A better feminism is possible

It is time to move beyond liberal inclusivity culture, which obscures our ability to envision more just futures, even as it clears a path for further dispossession. It is vital, especially now, to insist that a better feminism is possible.

When Trudeau says that “diversity only works if there is trust,” what we should hear is that those select few entrusted with keys to the back rooms of power must never dissent or divulge what they’ve learned. By his logic, the onus is on “diversity hires” to earn the trust of those holding power, and not the other way around.
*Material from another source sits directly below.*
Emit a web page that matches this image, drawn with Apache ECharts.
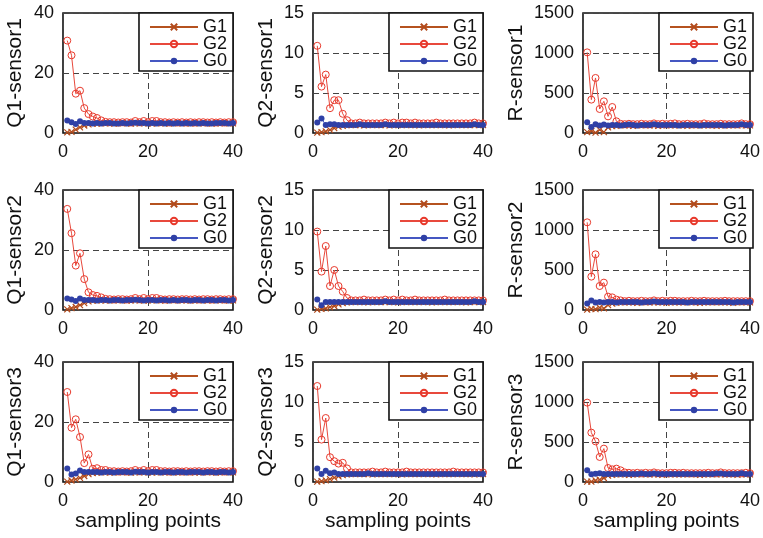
<!DOCTYPE html>
<html><head><meta charset="utf-8">
<script src="https://cdn.jsdelivr.net/npm/echarts@6/dist/echarts.min.js"></script>
<style>html,body{margin:0;padding:0;background:#fff}#c{width:763px;height:538px}</style>
</head><body><div id="c"></div>
<script>
const xs = [1,2,3,4,5,6,7,8,9,10,11,12,13,14,15,16,17,18,19,20,21,22,23,24,25,26,27,28,29,30,31,32,33,34,35,36,37,38,39,40];
const seriesNames = ['G1','G2','G0'];
const panelNames = ['Q1-sensor1','Q2-sensor1','R-sensor1','Q1-sensor2','Q2-sensor2','R-sensor2','Q1-sensor3','Q2-sensor3','R-sensor3'];
const xTicks = [0,20,40];
const yTicksQ1 = [0,20,40];
const yTicksQ2 = [0,5,10,15];
const yTicksR = [0,500,1000,1500];
const xAxisTitle = 'sampling points';

// Q1
const Q1_s1_G1 = [0.2,0.4,1.1,1.9,2.5,2.9,3.1,3.1,3.2,3.2,3.2,3.1,3.2,3.2,3.2,3.1,3.2,3.2,3.2,3.2,3.1,3.2,3.2,3.2,3.1,3.2,3.2,3.2,3.2,3.1,3.2,3.2,3.2,3.2,3.1,3.2,3.2,3.2,3.2,3.2];
const Q1_s1_G2 = [30.8,25.9,13.1,14.1,8.3,6.3,5.5,5.0,4.2,3.7,3.6,3.6,3.5,3.6,3.6,3.5,4.0,3.6,4.0,3.6,4.0,4.0,3.6,3.6,3.5,3.6,3.5,3.6,3.5,3.6,3.5,3.6,3.6,3.5,3.6,3.5,3.6,3.5,3.6,3.6];
const Q1_s1_G0 = [4.2,3.6,3.0,3.9,3.3,3.3,3.2,3.3,3.2,3.3,3.3,3.2,3.2,3.3,3.2,3.3,3.4,3.3,3.3,3.2,3.3,3.2,3.3,3.2,3.3,3.2,3.3,3.2,3.3,3.2,3.3,3.2,3.3,3.2,3.2,3.3,3.3,3.3,3.2,3.3];
const Q1_s2_G1 = [0.2,0.6,1.0,1.6,2.3,2.9,3.1,3.2,3.2,3.1,3.2,3.2,3.2,3.2,3.1,3.2,3.2,3.2,3.1,3.2,3.2,3.2,3.2,3.1,3.2,3.2,3.2,3.2,3.2,3.1,3.2,3.2,3.2,3.1,3.2,3.2,3.2,3.2,3.1,3.2];
const Q1_s2_G2 = [33.7,25.6,14.8,18.9,10.3,5.9,5.0,4.7,4.2,3.7,3.6,3.5,3.6,3.6,3.5,3.6,4.0,3.6,4.0,3.6,4.0,4.0,3.6,3.5,3.6,3.6,3.5,3.6,3.6,3.5,3.6,3.5,3.6,3.6,3.5,3.6,3.6,3.5,3.6,3.6];
const Q1_s2_G0 = [3.8,3.5,3.0,3.8,3.3,3.3,3.3,3.2,3.3,3.3,3.2,3.3,3.3,3.2,3.3,3.3,3.4,3.3,3.2,3.3,3.3,3.2,3.3,3.3,3.2,3.3,3.2,3.3,3.3,3.2,3.3,3.3,3.2,3.3,3.3,3.2,3.3,3.3,3.2,3.3];
const Q1_s3_G1 = [0.1,0.5,0.9,1.4,2.0,2.6,3.0,3.1,3.2,3.2,3.1,3.2,3.2,3.2,3.2,3.1,3.2,3.2,3.2,3.2,3.1,3.2,3.2,3.2,3.2,3.1,3.2,3.2,3.2,3.2,3.1,3.2,3.2,3.2,3.2,3.1,3.2,3.2,3.2,3.2];
const Q1_s3_G2 = [30.0,18.1,20.9,15.0,6.3,9.2,4.4,4.6,4.0,4.0,3.6,3.6,3.5,3.6,3.5,3.6,4.0,3.6,4.0,3.6,4.0,4.0,3.6,3.6,3.5,3.6,3.6,3.5,3.6,3.5,3.6,3.6,3.5,3.6,3.6,3.5,3.6,3.5,3.6,3.6];
const Q1_s3_G0 = [4.5,2.5,2.8,3.8,3.3,3.3,3.3,3.3,3.2,3.3,3.3,3.2,3.3,3.3,3.3,3.2,3.4,3.3,3.3,3.2,3.3,3.3,3.2,3.3,3.3,3.2,3.3,3.3,3.2,3.3,3.3,3.3,3.2,3.3,3.3,3.2,3.3,3.3,3.2,3.3];
// Q2
const Q2_s1_G1 = [0.05,0.1,0.2,0.4,0.6,0.8,0.9,1.0,1.0,1.0,1.0,0.95,1.0,1.0,1.0,1.0,1.0,0.95,1.0,1.0,1.0,1.0,1.0,1.0,0.95,1.0,1.0,1.0,1.0,1.0,1.0,0.95,1.0,1.0,1.0,1.0,1.0,1.0,1.0,1.0];
const Q2_s1_G2 = [10.9,5.8,7.3,3.1,4.1,4.1,2.4,1.6,1.2,1.2,1.3,1.2,1.2,1.2,1.2,1.2,1.3,1.2,1.3,1.2,1.3,1.3,1.2,1.3,1.2,1.2,1.2,1.2,1.3,1.2,1.2,1.2,1.2,1.2,1.2,1.2,1.2,1.3,1.2,1.2];
const Q2_s1_G0 = [1.3,1.8,1.0,1.1,1.1,1.0,1.0,1.0,1.0,1.0,1.1,1.0,1.0,1.0,1.0,1.0,1.1,1.0,1.0,1.0,1.0,1.0,1.0,1.0,1.0,1.0,1.0,1.0,1.0,1.0,1.0,1.0,1.0,1.0,1.0,1.0,1.0,1.1,1.0,1.0];
const Q2_s2_G1 = [0.05,0.15,0.2,0.35,0.5,0.7,0.85,0.95,1.0,1.0,1.0,1.0,0.95,1.0,1.0,1.0,1.0,1.0,1.0,0.95,1.0,1.0,1.0,1.0,1.0,1.0,1.0,0.95,1.0,1.0,1.0,1.0,1.0,1.0,1.0,0.95,1.0,1.0,1.0,1.0];
const Q2_s2_G2 = [9.8,4.8,8.0,3.0,5.0,3.0,2.3,1.5,1.2,1.2,1.2,1.3,1.2,1.2,1.2,1.2,1.3,1.2,1.3,1.2,1.3,1.2,1.2,1.3,1.2,1.2,1.2,1.2,1.2,1.2,1.3,1.2,1.2,1.2,1.2,1.2,1.2,1.2,1.2,1.2];
const Q2_s2_G0 = [1.3,0.6,1.0,1.0,1.0,1.0,1.0,1.0,1.0,1.0,1.0,1.0,1.0,1.0,1.0,1.0,1.1,1.0,1.0,1.0,1.0,1.0,1.0,1.0,1.0,1.0,1.0,1.0,1.0,1.0,1.0,1.0,1.0,1.0,1.0,1.0,1.0,1.1,1.0,1.0];
const Q2_s3_G1 = [0.05,0.1,0.2,0.35,0.55,0.7,0.85,0.95,1.0,1.0,1.0,1.0,1.0,0.95,1.0,1.0,1.0,1.0,1.0,1.0,0.95,1.0,1.0,1.0,1.0,1.0,1.0,1.0,0.95,1.0,1.0,1.0,1.0,1.0,1.0,1.0,1.0,0.95,1.0,1.0];
const Q2_s3_G2 = [12.0,5.3,8.0,3.1,2.6,2.3,2.4,1.7,1.2,1.2,1.2,1.2,1.2,1.3,1.2,1.2,1.3,1.2,1.2,1.2,1.2,1.3,1.2,1.2,1.2,1.2,1.2,1.2,1.2,1.2,1.2,1.2,1.3,1.2,1.2,1.2,1.2,1.2,1.2,1.2];
const Q2_s3_G0 = [1.7,1.0,1.4,1.1,1.2,1.0,1.0,1.0,1.0,1.0,1.0,1.0,1.1,1.0,1.0,1.0,1.0,1.0,1.0,1.0,1.0,1.0,1.0,1.0,1.0,1.0,1.0,1.0,1.0,1.0,1.0,1.0,1.0,1.0,1.0,1.0,1.0,1.0,1.0,1.0];
// R
const R_s1_G1 = [10,25,5,40,10,70,85,90,95,95,95,90,95,95,95,95,95,90,95,95,95,95,95,95,90,95,95,95,95,95,95,90,95,95,95,95,95,95,95,95];
const R_s1_G2 = [1008,417,688,300,396,208,325,146,115,110,115,110,110,115,110,110,120,110,115,110,115,120,110,110,115,110,110,110,120,110,110,110,115,110,110,110,110,120,110,110];
const R_s1_G0 = [133,75,110,95,105,95,100,100,95,100,105,100,95,100,100,100,110,100,100,100,100,100,95,100,100,100,100,95,100,100,100,100,100,95,100,100,100,110,100,100];
const R_s2_G1 = [5,15,10,30,20,60,80,90,95,95,95,95,90,95,95,95,95,95,95,90,95,95,95,95,95,95,95,90,95,95,95,95,95,95,95,90,95,95,95,95];
const R_s2_G2 = [1096,417,696,300,342,167,158,130,120,110,115,110,110,115,110,110,120,110,115,110,115,115,110,110,110,115,110,110,115,110,110,110,110,115,110,110,110,110,110,110];
const R_s2_G0 = [80,120,95,100,95,100,100,95,100,100,100,100,100,95,100,100,105,100,100,100,100,100,100,100,95,100,100,100,100,100,100,100,100,100,100,95,100,100,100,100];
const R_s3_G1 = [5,5,20,30,50,80,90,95,95,95,90,95,95,95,95,95,95,95,90,95,95,95,95,95,95,95,95,90,95,95,95,95,95,95,95,95,90,95,95,95];
const R_s3_G2 = [992,617,508,313,417,175,158,167,146,120,115,110,115,110,115,110,120,110,110,110,115,115,110,115,110,110,110,110,110,115,110,110,120,110,110,110,110,110,115,110];
const R_s3_G0 = [146,96,104,108,100,100,100,100,100,100,100,100,100,105,100,100,105,100,100,100,100,100,100,100,100,100,100,100,100,100,100,105,105,100,100,100,100,110,100,100];

const panelData = [
  [Q1_s1_G1,Q1_s1_G2,Q1_s1_G0],[Q2_s1_G1,Q2_s1_G2,Q2_s1_G0],[R_s1_G1,R_s1_G2,R_s1_G0],
  [Q1_s2_G1,Q1_s2_G2,Q1_s2_G0],[Q2_s2_G1,Q2_s2_G2,Q2_s2_G0],[R_s2_G1,R_s2_G2,R_s2_G0],
  [Q1_s3_G1,Q1_s3_G2,Q1_s3_G0],[Q2_s3_G1,Q2_s3_G2,Q2_s3_G0],[R_s3_G1,R_s3_G2,R_s3_G0]
];
const yTickSets = [yTicksQ1,yTicksQ2,yTicksR];

const FONT = '"Liberation Sans", Arial, Helvetica, sans-serif';
const lefts = [63, 313, 583];
const tops = [13, 190, 362];
const W = 170, H = 120;
const nameGaps = [37, 36, 56];
const colors = {G1:'#b24a1c', G2:'#e8392c', G0:'#2f40a6'};
const lineColors = {G1:'#b5521f', G2:'#e8493c', G0:'#4557c2'};
const dash = {type:[6,4], color:'#444', width:1};

const grids=[], xAxes=[], yAxes=[], series=[], legends=[];
for (let r=0;r<3;r++) for (let c=0;c<3;c++) {
  const i = r*3+c;
  const yt = yTickSets[c];
  grids.push({left:lefts[c], top:tops[r], width:W, height:H, show:true, borderColor:'#111', borderWidth:1.6, backgroundColor:'transparent'});
  xAxes.push({gridIndex:i, type:'value', min:xTicks[0], max:xTicks[xTicks.length-1], interval:xTicks[1]-xTicks[0],
    axisLine:{show:false}, axisTick:{show:false},
    axisLabel:{fontSize:18, color:'#111', fontFamily:FONT, margin:10},
    splitLine:{show:true, lineStyle:dash},
    name: r===2 ? xAxisTitle : '', nameLocation:'middle', nameGap:29,
    nameTextStyle:{fontSize:21, color:'#111', fontFamily:FONT}});
  yAxes.push({gridIndex:i, type:'value', min:yt[0], max:yt[yt.length-1], interval:yt[1]-yt[0],
    axisLine:{show:false}, axisTick:{show:false},
    axisLabel:{fontSize:18, color:'#111', fontFamily:FONT, margin:9, formatter: v => String(v)},
    splitLine:{show:true, lineStyle:dash},
    name: panelNames[i], nameLocation:'middle', nameRotate:90, nameGap:nameGaps[c],
    nameTextStyle:{fontSize:21, color:'#111', fontFamily:FONT}});
  seriesNames.forEach((nm,k)=>{
    const base = {name:nm, type:'line', xAxisIndex:i, yAxisIndex:i, animation:false,
      data: xs.map((x,j)=>[x, panelData[i][k][j]]), z: 2+k,
      lineStyle:{color:lineColors[nm], width:1}, color:colors[nm]};
    if (nm==='G1') { base.symbol='path://M0,0L10,10M10,0L0,10'; base.symbolSize=6;
      base.itemStyle={color:'rgba(0,0,0,0)', borderColor:colors[nm], borderWidth:1.2}; }
    if (nm==='G2') { base.symbol='circle'; base.symbolSize=7;
      base.itemStyle={color:'rgba(0,0,0,0)', borderColor:colors[nm], borderWidth:1}; }
    if (nm==='G0') { base.symbol='circle'; base.symbolSize=6;
      base.itemStyle={color:colors[nm]}; }
    series.push(base);
  });
  legends.push({orient:'vertical', right: 763-(lefts[c]+W), top:tops[r],
    data:seriesNames, backgroundColor:'#fff', borderColor:'#111', borderWidth:1.6,
    padding:[5,6,1,10], itemWidth:48, itemHeight:8, itemGap:-1,
    textStyle:{fontSize:18, color:'#111', fontFamily:FONT, width:26},
    selectedMode:false, z:10});
}
const chart = echarts.init(document.getElementById('c'), null, {renderer:'canvas'});
chart.setOption({animation:false, backgroundColor:'#fff', grid:grids, xAxis:xAxes, yAxis:yAxes, series:series, legend:legends});
</script></body></html>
This stands in contrast to the vision of “real diversity and difference,” and the decentralization of power that Wilson-Raybould called for in her letter to the Liberal caucus. From the wreckage of this scandal we can salvage what feminist scholars Cinzia Arruzza, Tithi Bhattacharya, and Nancy Fraser have called a “feminism for the 99%,” which sees economic inequality and ecological devastation as properly feminist issues. We can start this very minute, taking our cue from Mi'kmaw delegate Hannah Martin who told Trudeau to his face that you “cannot be a feminist if you are allowing corporations to rape the land,” and her fellow Daughters of the Vote, who turned their backs on Trudeau and walked out as Scheer spoke. These young women show us how to cut through the fog to build a vision of meaningful, democratic inclusion rooted in decolonization, that shares power instead of hoarding it, and that seeks to earn trust instead of demanding loyalty.